Code that draws figures
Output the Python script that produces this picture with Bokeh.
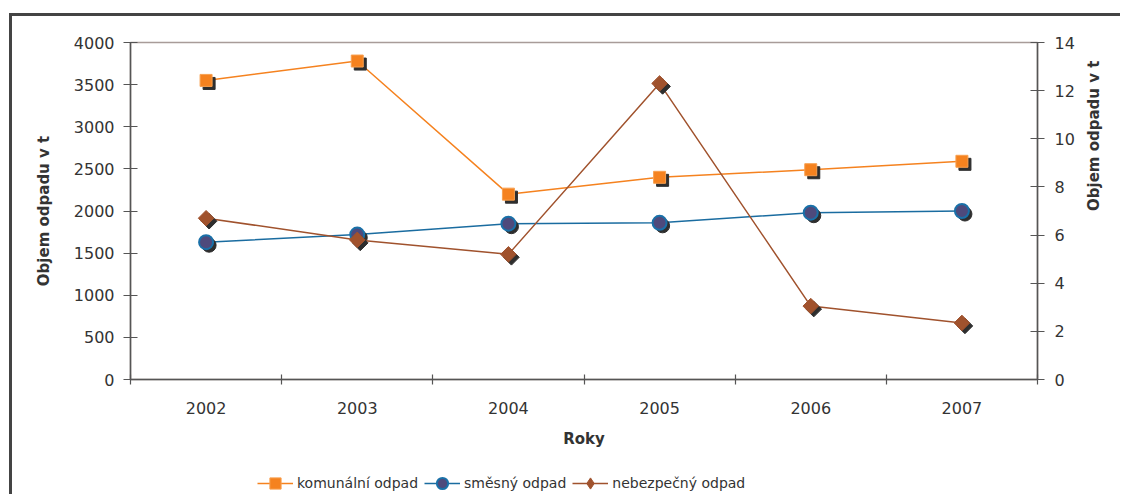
import math
from bokeh.plotting import figure
from bokeh.layouts import column
from bokeh.models import Range1d, LinearAxis, FixedTicker, ColumnDataSource, Legend, LegendItem
from bokeh.transform import dodge
from bokeh.embed import file_html
from bokeh.resources import INLINE

# ---- data ----
years = [2002, 2003, 2004, 2005, 2006, 2007]
komunalni = [3550, 3780, 2200, 2400, 2490, 2590]      # left axis
smesny = [1630, 1720, 1850, 1860, 1980, 2000]          # left axis
nebezpecny = [6.7, 5.8, 5.2, 12.3, 3.05, 2.35]         # right axis
left_ticks = [0, 500, 1000, 1500, 2000, 2500, 3000, 3500, 4000]
right_ticks = [0, 2, 4, 6, 8, 10, 12, 14]
series_names = ["komunální odpad", "směsný odpad", "nebezpečný odpad"]
cat_bounds = [y - 0.5 for y in years] + [years[-1] + 0.5]

FONT = "DejaVu Sans"
TXT = "#333333"
AX = "#555555"
SH = "#2E2E2E"
C_K, C_S, C_N = "#F5821F", "#1A6CA0", "#A0522D"

src = ColumnDataSource(dict(x=years, k=komunalni, s=smesny, n=nebezpecny))

p = figure(width=1111, height=450, x_range=Range1d(cat_bounds[0], cat_bounds[-1]),
           y_range=Range1d(0, 4000), output_backend="svg", toolbar_location=None,
           min_border_left=118, min_border_right=86, min_border_top=26, min_border_bottom=87)
p.extra_y_ranges = {"r": Range1d(0, 14)}
p.xgrid.visible = False
p.ygrid.visible = False
p.outline_line_color = "#A89C99"
p.outline_line_width = 1.5
p.background_fill_color = "white"
p.border_fill_color = "white"

def style_axis(ax):
    ax.axis_line_color = AX
    ax.axis_line_width = 1.5
    ax.major_tick_line_color = AX
    ax.minor_tick_line_color = AX
    ax.major_tick_line_width = 1.2
    ax.minor_tick_line_width = 1.2
    ax.major_label_text_font = FONT
    ax.major_label_text_font_size = "16px"
    ax.major_label_text_color = TXT
    ax.axis_label_text_font = FONT
    ax.axis_label_text_font_size = "15px"
    ax.axis_label_text_font_style = "bold"
    ax.axis_label_text_color = TXT

# x axis
xa = p.xaxis[0]
style_axis(xa)
xa.ticker = FixedTicker(ticks=years, minor_ticks=cat_bounds)
xa.major_tick_in = 0
xa.major_tick_out = 0
xa.minor_tick_in = 5
xa.minor_tick_out = 5
xa.major_label_standoff = 17
xa.axis_label = "Roky"
xa.axis_label_standoff = 13

# left axis
ya = p.yaxis[0]
style_axis(ya)
ya.ticker = FixedTicker(ticks=left_ticks)
ya.major_tick_in = 7
ya.major_tick_out = 7
ya.minor_tick_in = 0
ya.minor_tick_out = 0
ya.major_label_standoff = 9
ya.axis_label = "Objem odpadu v t"
ya.axis_label_standoff = 18

# right axis
ra = LinearAxis(y_range_name="r", ticker=FixedTicker(ticks=right_ticks))
style_axis(ra)
ra.major_tick_in = 7
ra.major_tick_out = 7
ra.minor_tick_in = 0
ra.minor_tick_out = 0
ra.major_label_standoff = 10
ra.axis_label = "Objem odpadu v t"
ra.axis_label_standoff = 16
ra.axis_label_orientation = math.pi / 2
p.add_layout(ra, "right")

# komunalni
p.line("x", "k", source=src, line_color=C_K, line_width=1.5)
p.scatter(dodge("x", 0.02), dodge("k", -36), source=src, marker="square", size=12,
          fill_color=SH, line_color=SH)
p.scatter("x", "k", source=src, marker="square", size=12,
          fill_color=C_K, line_color="#F8A050", line_width=1)
# smesny
p.line("x", "s", source=src, line_color=C_S, line_width=1.5)
p.scatter(dodge("x", 0.02), dodge("s", -36), source=src, marker="circle", size=14,
          fill_color=SH, line_color=SH)
p.scatter("x", "s", source=src, marker="circle", size=14,
          fill_color="#4E4A7C", line_color="#1A70A8", line_width=2)
# nebezpecny
p.line("x", "n", source=src, y_range_name="r", line_color=C_N, line_width=1.5)
p.scatter(dodge("x", 0.02), dodge("n", -0.125), source=src, y_range_name="r",
          marker="square", angle=math.pi / 4, size=11, fill_color=SH, line_color=SH)
p.scatter("x", "n", source=src, y_range_name="r", marker="square", angle=math.pi / 4,
          size=11, fill_color=C_N, line_color=C_N)

# ---- legend strip below the chart (same series, drawn outside its own view) ----
lg = figure(width=1111, height=31, x_range=Range1d(0, 1), y_range=Range1d(0, 1),
            output_backend="svg", toolbar_location=None, x_axis_location=None,
            y_axis_location=None, min_border=0)
lg.xgrid.visible = False
lg.ygrid.visible = False
lg.outline_line_color = None
lg.border_fill_color = "white"
r1 = lg.line("x", "k", source=src, line_color=C_K, line_width=1.5)
r1m = lg.scatter("x", "k", source=src, marker="square", fill_color=C_K,
                 line_color="#F8A050")
r2 = lg.line("x", "s", source=src, line_color=C_S, line_width=1.5)
r2m = lg.scatter("x", "s", source=src, marker="circle", fill_color="#4E4A7C",
                 line_color="#1A70A8", line_width=2)
r3 = lg.line("x", "n", source=src, line_color=C_N, line_width=1.5)
r3m = lg.scatter("x", "n", source=src, marker="diamond",
                 fill_color=C_N, line_color=C_N)
legend = Legend(items=[LegendItem(label=series_names[0], renderers=[r1, r1m]),
                       LegendItem(label=series_names[1], renderers=[r2, r2m]),
                       LegendItem(label=series_names[2], renderers=[r3, r3m])],
                orientation="horizontal", location=(127, 0))
legend.label_text_font = FONT
legend.label_text_font_size = "14px"
legend.label_text_color = TXT
legend.glyph_width = 36
legend.glyph_height = 28
legend.label_height = 14
legend.label_standoff = 4
legend.spacing = 6
legend.padding = 0
legend.margin = 0
legend.border_line_color = None
legend.background_fill_alpha = 0
lg.add_layout(legend)

layout = column(p, lg, spacing=0)
layout.margin = (16, 0, 0, 12)
layout.styles = {"box-shadow": "-3px -3px 0 0 #444444"}

open("out.html", "w").write(file_html(layout, INLINE))
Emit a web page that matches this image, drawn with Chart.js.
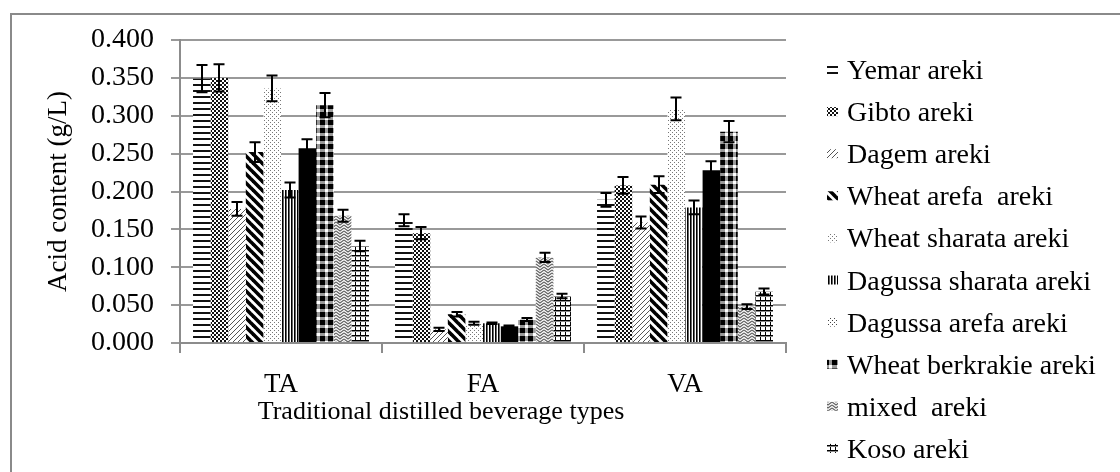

- [BRIEF] Repeat the lines of the listing above verbatim, beginning at its first line and ending at the line containing "from bokeh.resources import INLINE", which is included. Omit pictures.

- [RESPONSE TO THIS EXERCISE]
Output the Python script that produces this picture with Bokeh.
import math
from bokeh.plotting import figure
from bokeh.layouts import column
from bokeh.models import Range1d, LinearAxis, FixedTicker, ColumnDataSource, Legend, LegendItem
from bokeh.transform import dodge
from bokeh.embed import file_html
from bokeh.resources import INLINE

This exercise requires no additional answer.